**Supplied information**
--- start ---

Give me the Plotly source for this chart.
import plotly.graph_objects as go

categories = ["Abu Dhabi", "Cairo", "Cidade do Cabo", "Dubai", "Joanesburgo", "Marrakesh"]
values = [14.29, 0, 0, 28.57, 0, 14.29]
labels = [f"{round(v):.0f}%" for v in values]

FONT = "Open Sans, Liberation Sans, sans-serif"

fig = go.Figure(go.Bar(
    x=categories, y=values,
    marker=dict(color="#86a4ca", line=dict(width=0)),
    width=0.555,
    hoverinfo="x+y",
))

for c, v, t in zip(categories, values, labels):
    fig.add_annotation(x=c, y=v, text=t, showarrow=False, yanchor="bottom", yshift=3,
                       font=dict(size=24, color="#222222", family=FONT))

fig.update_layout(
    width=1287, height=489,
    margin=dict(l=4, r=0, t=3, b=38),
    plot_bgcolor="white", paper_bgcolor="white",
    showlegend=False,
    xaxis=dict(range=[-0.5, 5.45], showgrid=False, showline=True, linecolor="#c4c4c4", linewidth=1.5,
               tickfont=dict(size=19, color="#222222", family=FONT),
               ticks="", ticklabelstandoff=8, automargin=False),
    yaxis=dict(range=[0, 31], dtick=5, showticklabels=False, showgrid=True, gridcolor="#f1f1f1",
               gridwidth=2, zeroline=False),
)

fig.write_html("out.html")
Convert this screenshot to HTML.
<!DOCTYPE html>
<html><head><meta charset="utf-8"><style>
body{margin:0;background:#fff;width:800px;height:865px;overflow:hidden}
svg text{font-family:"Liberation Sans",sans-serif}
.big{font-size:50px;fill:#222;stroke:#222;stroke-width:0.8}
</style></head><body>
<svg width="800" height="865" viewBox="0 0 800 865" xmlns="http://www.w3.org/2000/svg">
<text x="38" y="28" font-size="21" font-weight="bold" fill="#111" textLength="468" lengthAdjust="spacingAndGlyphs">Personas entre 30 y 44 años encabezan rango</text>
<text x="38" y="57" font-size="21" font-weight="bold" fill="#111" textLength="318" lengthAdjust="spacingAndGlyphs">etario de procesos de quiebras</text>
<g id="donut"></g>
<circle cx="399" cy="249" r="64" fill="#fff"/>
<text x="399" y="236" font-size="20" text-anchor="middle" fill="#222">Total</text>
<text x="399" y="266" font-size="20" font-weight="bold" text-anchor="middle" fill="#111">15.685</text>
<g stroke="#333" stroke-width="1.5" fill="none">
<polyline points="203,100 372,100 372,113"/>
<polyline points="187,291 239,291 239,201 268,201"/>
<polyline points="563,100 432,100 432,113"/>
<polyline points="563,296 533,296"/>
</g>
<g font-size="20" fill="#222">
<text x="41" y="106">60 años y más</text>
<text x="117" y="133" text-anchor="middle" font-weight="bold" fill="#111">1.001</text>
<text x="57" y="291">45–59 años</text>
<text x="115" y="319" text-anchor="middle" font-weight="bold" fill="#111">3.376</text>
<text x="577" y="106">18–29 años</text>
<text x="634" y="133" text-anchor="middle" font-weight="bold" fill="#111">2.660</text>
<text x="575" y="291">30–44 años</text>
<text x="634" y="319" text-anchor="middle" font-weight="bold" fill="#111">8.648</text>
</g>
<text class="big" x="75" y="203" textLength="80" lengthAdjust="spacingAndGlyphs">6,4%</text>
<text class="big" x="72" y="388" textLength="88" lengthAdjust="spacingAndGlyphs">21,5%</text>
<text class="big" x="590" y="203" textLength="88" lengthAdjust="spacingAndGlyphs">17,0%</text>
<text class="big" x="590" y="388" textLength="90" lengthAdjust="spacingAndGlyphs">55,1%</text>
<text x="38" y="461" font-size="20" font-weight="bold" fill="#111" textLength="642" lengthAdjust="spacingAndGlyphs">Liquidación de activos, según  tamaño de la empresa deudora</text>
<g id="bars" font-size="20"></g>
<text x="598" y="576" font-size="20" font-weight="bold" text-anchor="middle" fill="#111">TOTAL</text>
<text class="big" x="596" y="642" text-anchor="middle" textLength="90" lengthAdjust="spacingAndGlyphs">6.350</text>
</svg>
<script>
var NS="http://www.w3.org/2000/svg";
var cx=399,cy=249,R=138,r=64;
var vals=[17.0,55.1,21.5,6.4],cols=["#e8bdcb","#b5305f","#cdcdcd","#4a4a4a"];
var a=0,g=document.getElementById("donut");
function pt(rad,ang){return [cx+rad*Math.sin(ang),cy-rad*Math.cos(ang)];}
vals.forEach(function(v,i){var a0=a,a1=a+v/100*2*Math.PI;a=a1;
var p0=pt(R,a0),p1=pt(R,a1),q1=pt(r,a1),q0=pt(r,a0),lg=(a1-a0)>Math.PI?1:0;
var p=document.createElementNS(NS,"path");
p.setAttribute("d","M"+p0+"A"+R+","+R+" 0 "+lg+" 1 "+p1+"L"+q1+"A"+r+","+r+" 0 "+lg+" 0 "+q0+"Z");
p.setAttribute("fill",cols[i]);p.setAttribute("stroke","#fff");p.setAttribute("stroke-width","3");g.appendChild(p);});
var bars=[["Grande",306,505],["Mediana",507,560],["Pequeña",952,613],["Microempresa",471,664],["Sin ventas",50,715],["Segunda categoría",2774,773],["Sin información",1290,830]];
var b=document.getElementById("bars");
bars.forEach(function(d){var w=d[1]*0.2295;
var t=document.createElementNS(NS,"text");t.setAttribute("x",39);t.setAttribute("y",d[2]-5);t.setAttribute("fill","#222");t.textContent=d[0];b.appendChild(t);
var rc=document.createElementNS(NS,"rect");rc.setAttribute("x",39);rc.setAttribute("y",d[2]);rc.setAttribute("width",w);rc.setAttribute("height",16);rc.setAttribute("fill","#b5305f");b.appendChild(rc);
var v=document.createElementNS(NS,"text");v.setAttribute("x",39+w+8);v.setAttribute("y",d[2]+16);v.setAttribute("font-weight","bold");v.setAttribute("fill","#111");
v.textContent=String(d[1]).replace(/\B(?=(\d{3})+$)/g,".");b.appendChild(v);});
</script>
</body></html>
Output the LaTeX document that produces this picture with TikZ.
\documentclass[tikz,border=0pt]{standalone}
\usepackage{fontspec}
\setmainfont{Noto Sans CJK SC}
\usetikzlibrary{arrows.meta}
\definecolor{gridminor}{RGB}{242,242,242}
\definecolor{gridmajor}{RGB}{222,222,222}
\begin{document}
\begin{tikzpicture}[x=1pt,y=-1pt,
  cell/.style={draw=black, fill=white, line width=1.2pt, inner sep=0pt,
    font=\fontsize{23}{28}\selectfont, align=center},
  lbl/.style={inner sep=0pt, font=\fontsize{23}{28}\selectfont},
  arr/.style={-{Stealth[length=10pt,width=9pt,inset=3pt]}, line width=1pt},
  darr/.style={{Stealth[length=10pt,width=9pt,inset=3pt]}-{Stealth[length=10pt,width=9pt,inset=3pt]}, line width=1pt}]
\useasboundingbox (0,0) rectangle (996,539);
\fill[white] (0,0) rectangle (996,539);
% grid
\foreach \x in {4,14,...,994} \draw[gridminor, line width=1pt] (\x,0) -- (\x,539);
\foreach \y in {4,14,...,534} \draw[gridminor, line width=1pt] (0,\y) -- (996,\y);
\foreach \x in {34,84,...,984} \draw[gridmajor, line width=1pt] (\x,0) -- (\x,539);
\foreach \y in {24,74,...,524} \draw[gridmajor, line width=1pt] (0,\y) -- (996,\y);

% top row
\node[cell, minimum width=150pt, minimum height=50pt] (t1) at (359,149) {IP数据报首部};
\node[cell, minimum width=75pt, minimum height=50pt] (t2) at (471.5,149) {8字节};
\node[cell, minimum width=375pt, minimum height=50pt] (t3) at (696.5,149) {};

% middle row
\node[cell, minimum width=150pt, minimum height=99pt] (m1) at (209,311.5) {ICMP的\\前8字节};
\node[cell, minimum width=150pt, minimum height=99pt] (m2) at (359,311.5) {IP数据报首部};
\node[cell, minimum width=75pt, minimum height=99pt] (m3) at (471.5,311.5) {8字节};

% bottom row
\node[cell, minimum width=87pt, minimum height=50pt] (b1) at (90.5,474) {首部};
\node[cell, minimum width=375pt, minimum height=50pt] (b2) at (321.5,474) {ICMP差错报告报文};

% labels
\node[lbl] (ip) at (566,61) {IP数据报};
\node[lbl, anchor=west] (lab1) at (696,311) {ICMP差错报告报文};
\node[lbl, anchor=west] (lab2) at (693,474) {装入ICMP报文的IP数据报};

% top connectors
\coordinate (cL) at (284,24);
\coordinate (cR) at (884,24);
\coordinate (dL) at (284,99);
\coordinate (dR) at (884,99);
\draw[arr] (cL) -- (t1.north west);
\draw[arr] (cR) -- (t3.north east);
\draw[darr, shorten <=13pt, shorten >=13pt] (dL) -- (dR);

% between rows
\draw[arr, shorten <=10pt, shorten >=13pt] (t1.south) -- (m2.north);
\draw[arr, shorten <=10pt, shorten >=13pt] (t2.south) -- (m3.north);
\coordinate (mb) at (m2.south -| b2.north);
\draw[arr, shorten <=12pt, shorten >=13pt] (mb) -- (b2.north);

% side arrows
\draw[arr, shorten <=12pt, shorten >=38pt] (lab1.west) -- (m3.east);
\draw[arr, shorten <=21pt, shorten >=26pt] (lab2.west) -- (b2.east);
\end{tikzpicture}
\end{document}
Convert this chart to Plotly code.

--- end ---

**Problem statement**
Quote verbatim the opening lines of the listing above, ending with the line where "import plotly.graph_objects as go" appears; include both endpoints and nothing more.

**Finished task**
Give me the Plotly source for this chart.
import plotly.graph_objects as go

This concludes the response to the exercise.